Residents of the Veterans Unit at Wascana Rehabilitation Centre (WRC) in Regina are observing Remembrance Day a little differently this year.
Ordinarily, they would gather with family, friends and the community to participate in services and other events. This year, one of the main activities they’re taking part in is the Virtual Candlelight Tribute. The event is organized by Veterans Affairs Canada as part of Veterans’ Week festivities from Nov. 5-11.
George Trithart participates in candlelight tribute organized by Veterans Affairs Canada.
“It’s a national effort to recognize veterans in a significant way,” said Amanda Schenstead, a music therapist with the Veterans and Extended Care Program at WRC. Veterans from across the country, as well as a number of youth and still serving members of the Canadian Armed Forces, have been invited to take part.
Each participant is filmed holding a candle and passing it to their right. Veterans Affairs staff has spliced a handful of the videos together into a powerful video tribute where each veteran appears to hand off a candle to a young person or Armed Forces member. Because of the large volume of video clips received, those veterans who aren’t included in the initial tribute will be part of a second video planned to be posted to the Canada Remembers site in the near future.
Frank Ries and participates in candlelight tribute organized by Veterans Affairs Canada.
“When we remember those who have passed on, we might think of them as a light,” said Schenstead. “The ceremony symbolizes passing the light of those who have passed on to those who are still with us as an act of remembrance.
Schenstead and Chantelle Erdman, a recreation therapist also with the Veterans and Extended Care Program, facilitated the filming at WRC. Fourteen of WRC’s 16 veterans took part.
“Remembrance Day is an important part of the year,” said Schenstead. “It means a lot to the veterans to be acknowledged for what they do.”
Added Erdman, “We want our veterans to be remembered because of everything they have done for us.”
The Virtual Candlelight Tribute can be watched on the
Canada Remembers Facebook page.
Why remembering matters
Three families of veterans living at Wascana Rehabilitation Centre shared why Remembrance Day and events like the Virtual Candlelight Tribute matter so much to them.
Joetta Seiferling, niece of Joseph Sieferling, Second World War veteran
“The symbolism (of the candlelight tribute) is so powerful and relevant in today’s world. During the past year, we as individuals think our fight against COVID-19 is the most significant upheaval we will ever endure in our lives. It pales in the duration and the sacrifices made by the men and women who lost their lives, families who lost their sons and daughters (in conflicts) and those who returned home, changed from their experience. The candle is now passed to the next generation to continue the fight for freedom, in whatever future form it may take and to always remember those who gallantly and selflessly fought before us.”
Joseph Seiferling, right, photographed with fellow veteran Gerald Dreycott, is a veteran of the Second World War. Both reside at WRC.

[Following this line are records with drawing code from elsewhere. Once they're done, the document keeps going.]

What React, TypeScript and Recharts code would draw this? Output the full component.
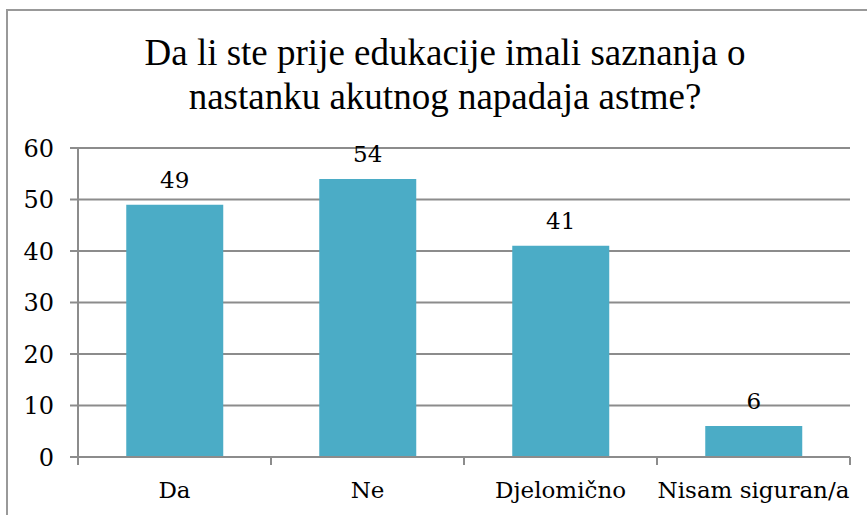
import React from 'react';
import { BarChart, Bar, XAxis, YAxis, CartesianGrid, LabelList } from 'recharts';

const categories = ['Da', 'Ne', 'Djelomično', 'Nisam siguran/a'];
const counts = [49, 54, 41, 6];
const yTicks = [0, 10, 20, 30, 40, 50, 60];

const data = categories.map((name, i) => ({ name, value: counts[i] }));

const AXIS = '#8c8c8c';
const FONT = 'DejaVu Serif';

// Excel-style category axis: ticks sit between categories, not under labels
const CategoryTick = (props: any) => {
  const { x, y, payload, index } = props;
  const half = payload && payload.offset ? payload.offset : 96.5;
  const axisY = y - 25;
  return (
    <g>
      <line x1={x - half} y1={axisY} x2={x - half} y2={axisY + 8} stroke={AXIS} strokeWidth={2} />
      {index === categories.length - 1 && (
        <line x1={x + half} y1={axisY} x2={x + half} y2={axisY + 8} stroke={AXIS} strokeWidth={2} />
      )}
      <text x={x} y={y} dy="0.71em" textAnchor="middle" fill="#000" fontSize={23} fontFamily={FONT}>
        {payload.value}
      </text>
    </g>
  );
};

const ValueTick = (props: any) => {
  const { x, y, payload } = props;
  return (
    <text x={x} y={y} dy="0.36em" textAnchor="end" fill="#000" fontSize={24} fontFamily={FONT}>
      {payload.value}
    </text>
  );
};

export default function App() {
  return (
    <div style={{ position: 'absolute', left: 0, top: 0, width: 867, height: 515, background: '#fff', overflow: 'hidden' }}>
      <div style={{ position: 'absolute', left: 6, top: 9, width: 900, height: 600, borderLeft: '2px solid #999', borderTop: '2px solid #999' }} />
      <div
        style={{
          position: 'absolute',
          left: 6,
          top: 31,
          width: 878,
          textAlign: 'center',
          fontFamily: 'Liberation Serif',
          fontSize: 37,
          lineHeight: '44px',
          color: '#000',
        }}
      >
        Da li ste prije edukacije imali saznanja o<br />nastanku akutnog napadaja astme?
      </div>
      <div style={{ position: 'absolute', left: 0, top: 0 }}>
        <BarChart width={867} height={515} data={data} margin={{ top: 148, right: 17, left: 0, bottom: 0 }} barCategoryGap="25%">
          <CartesianGrid vertical={false} stroke={AXIS} strokeWidth={2} />
          <XAxis
            dataKey="name"
            height={58}
            tickSize={8}
            tickMargin={17}
            tickLine={false}
            axisLine={{ stroke: AXIS, strokeWidth: 2 }}
            tick={<CategoryTick />}
            interval={0}
          />
          <YAxis
            width={78}
            domain={[0, 60]}
            ticks={yTicks}
            tickSize={8}
            tickMargin={16}
            axisLine={{ stroke: AXIS, strokeWidth: 2 }}
            tickLine={{ stroke: AXIS, strokeWidth: 2 }}
            tick={<ValueTick />}
            interval={0}
          />
          <Bar dataKey="value" fill="#4BACC6" isAnimationActive={false}>
            <LabelList dataKey="value" position="top" offset={17} style={{ fill: '#000', fontSize: 23, fontFamily: FONT }} />
          </Bar>
        </BarChart>
      </div>
    </div>
  );
}
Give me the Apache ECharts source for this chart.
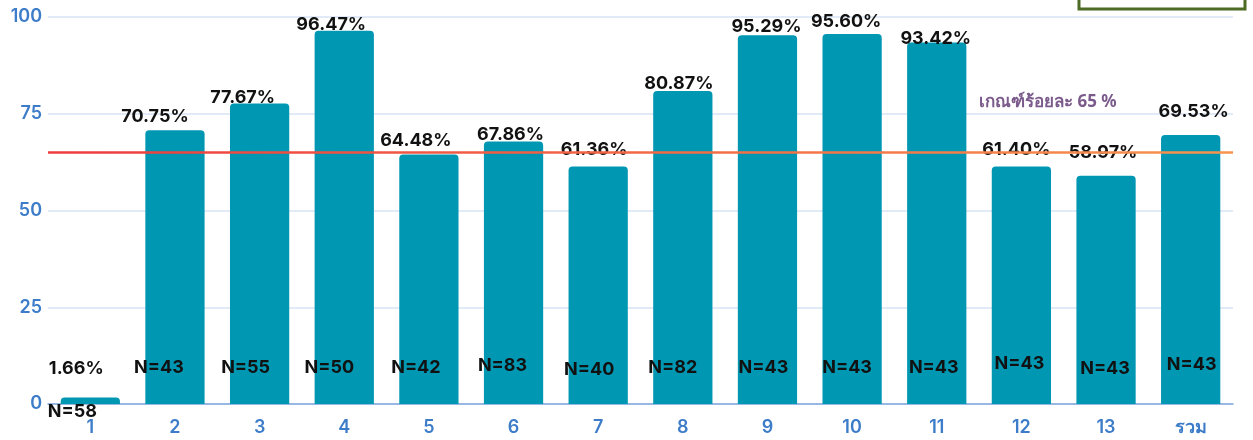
<!DOCTYPE html>
<html>
<head>
<meta charset="utf-8">
<script src="https://cdn.jsdelivr.net/npm/echarts@6/dist/echarts.min.js"></script>
<style>
  html, body { margin: 0; padding: 0; background: #fff; }
  #chart { width: 1253px; height: 440px; }
</style>
</head>
<body>
<div id="chart"></div>
<script>
// ข้อมูล
var categories = ['1', '2', '3', '4', '5', '6', '7', '8', '9', '10', '11', '12', '13', 'รวม'];
var percents = [1.66, 70.75, 77.67, 96.47, 64.48, 67.86, 61.36, 80.87, 95.29, 95.60, 93.42, 61.40, 58.97, 69.53];
var nCounts = [58, 43, 55, 50, 42, 83, 40, 82, 43, 43, 43, 43, 43, 43];
var threshold = 65;
var thresholdText = 'เกณฑ์ร้อยละ 65 %';
var yTicks = [0, 25, 50, 75, 100];

// label nudges (px), only styling
var pctOffsets = [[-14, -15], [-20, 0], [-17, 8], [-13, 8], [-13, 0], [-3, 7], [-4, -3], [-4, 7], [-1, 5], [-6, 2], [-1, 10], [-5, -3], [-3, -9], [3, -9]];
var nOffsets = [[-18, 45], [-16, 1], [-14, 1], [-15, 1], [-13, 1], [-11, -1], [-9, 3], [-10, 1], [-4, 1], [-5, 1], [-3, 1], [-2, -3], [-1, 2], [1, -2]];

var myChart = echarts.init(document.getElementById('chart'));

var pctData = percents.map(function (v, i) {
  return { value: v, label: { offset: pctOffsets[i] } };
});
var nData = percents.map(function (v, i) {
  return { value: v, label: { offset: nOffsets[i] } };
});

var option = {
  animation: false,
  grid: { left: 48, right: 20, top: 17, bottom: 36 },
  xAxis: {
    type: 'category',
    data: categories,
    axisTick: { show: false },
    axisLine: { lineStyle: { color: '#7fa8dc', width: 1.5 } },
    axisLabel: {
      color: '#3d7cc9',
      fontSize: 18,
      fontFamily: 'Inter, "Noto Sans", sans-serif',
      fontWeight: 600,
      margin: 15
    }
  },
  yAxis: {
    type: 'value',
    min: yTicks[0],
    max: yTicks[yTicks.length - 1],
    interval: 25,
    axisLine: { show: false },
    axisTick: { show: false },
    axisLabel: {
      color: '#3d7cc9',
      fontSize: 18,
      fontFamily: 'Inter',
      fontWeight: 600,
      margin: 6
    },
    splitLine: { lineStyle: { color: '#d7e4f5', width: 1.5 } }
  },
  series: [
    {
      name: 'ร้อยละ',
      type: 'bar',
      data: pctData,
      barCategoryGap: '30%',
      itemStyle: { color: '#0097b2', borderRadius: [4, 4, 0, 0] },
      label: {
        show: true,
        position: 'top',
        color: '#111',
        fontSize: 18,
        fontFamily: 'Inter',
        fontWeight: 'bold',
        formatter: function (p) { return p.value.toFixed(2) + '%'; }
      },
      markLine: {
        silent: true,
        symbol: 'none',
        label: { show: false },
        lineStyle: {
          type: 'solid',
          width: 2.5,
          color: new echarts.graphic.LinearGradient(0, 0, 1, 0, [
            { offset: 0, color: '#ee3b3f' },
            { offset: 1, color: '#f7944d' }
          ])
        },
        data: [{ yAxis: threshold }]
      },
      z: 2
    },
    {
      name: 'N',
      type: 'bar',
      data: nData,
      barGap: '-100%',
      barCategoryGap: '30%',
      itemStyle: { color: 'transparent' },
      label: {
        show: true,
        position: 'insideBottom',
        distance: 28,
        color: '#111',
        fontSize: 18,
        fontFamily: 'Inter',
        fontWeight: 'bold',
        formatter: function (p) { return 'N=' + nCounts[p.dataIndex]; }
      },
      z: 3
    }
  ],
  graphic: [
    {
      type: 'text',
      left: 979,
      top: 94,
      style: {
        text: thresholdText,
        fill: '#7b5a8c',
        font: 'bold 17px "Noto Sans", sans-serif'
      }
    },
    {
      type: 'rect',
      shape: { x: 1079, y: -10, width: 166, height: 19 },
      style: { fill: 'none', stroke: '#4d6b22', lineWidth: 3 }
    }
  ]
};

myChart.setOption(option);
window.addEventListener('resize', function () {
  myChart.resize();
});
</script>
</body>
</html>
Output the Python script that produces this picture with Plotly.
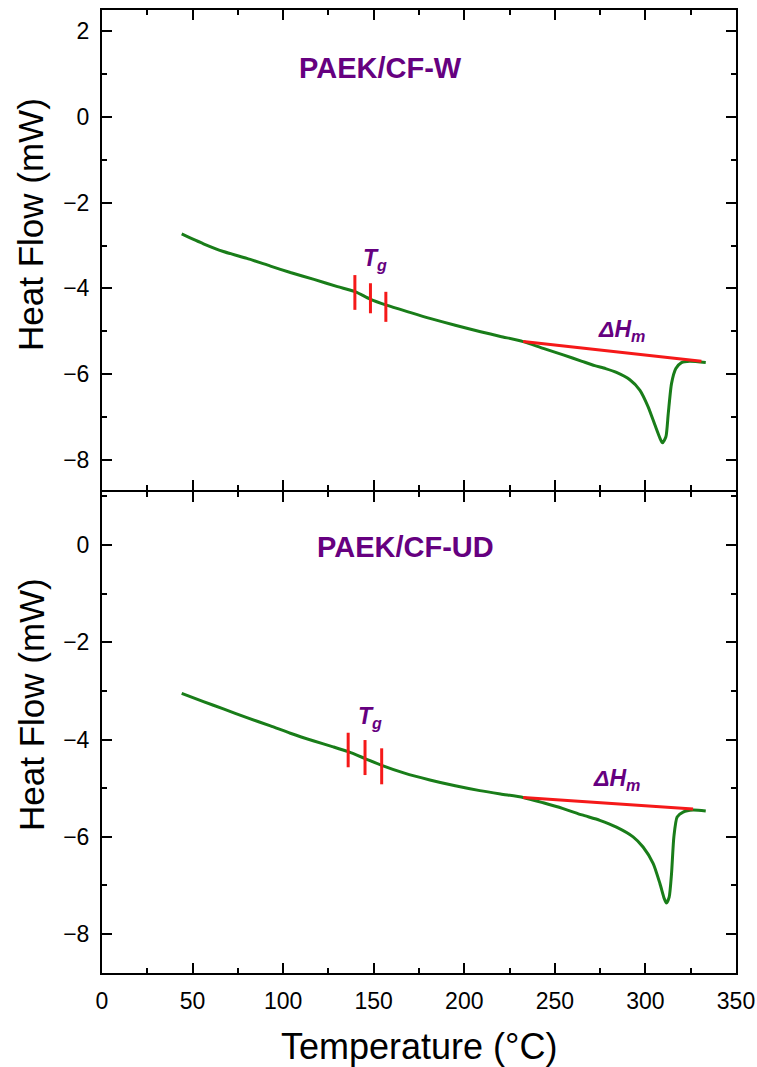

Sandra Noel, daughter of Ken Reeves, Second World War veteran
“For as long as I can remember, Dad has taken part in or attended the annual Remembrance Day Service. When I was a kid and right up until I finished school, the children of the Legion members went door to door in our small town selling poppies. It was great fun, although in my teen years, I didn’t feel very ‘cool’ wearing Dad’s Legion beret! I was so pleased when I was told about the virtual veterans’ Remembrance Day Candlelight Tribute and that veterans like dad would be given the opportunity to take part. This is such a meaningful way to honour our veterans.”
Ken Reeves, a resident of WRC, is a veteran of the Second World War.
Pam Busby, daughter, and Tim Cowan, son, of Ian Cowan, Royal Canadian Navy member
“This year has been a dark one for all Canadians, but certainly one of the darkest in recent memory for veterans in care homes who are separated from their families and friends as they wage yet another war – against loneliness, isolation and an unseen enemy – the COVID-19 virus. Despite excellent care provided by Unit 3-5 staff at Wascana Rehabilitation Centre and Veterans Affairs, our father is among those who are confused and upset by the lack of family contact and the inability to leave his care home. However, due to the efforts of Unit 3-5 staff at Wascana and Veterans Affairs, this Remembrance Day will shine a little brighter with the Virtual Candlelight Tribute. Our family thanks those involved in recognizing our veterans with this memorable and touching tribute. It's important we remember those who made our lives today possible.”
Ian Cowan, a resident of WRC, served in the Royal Canadian Navy.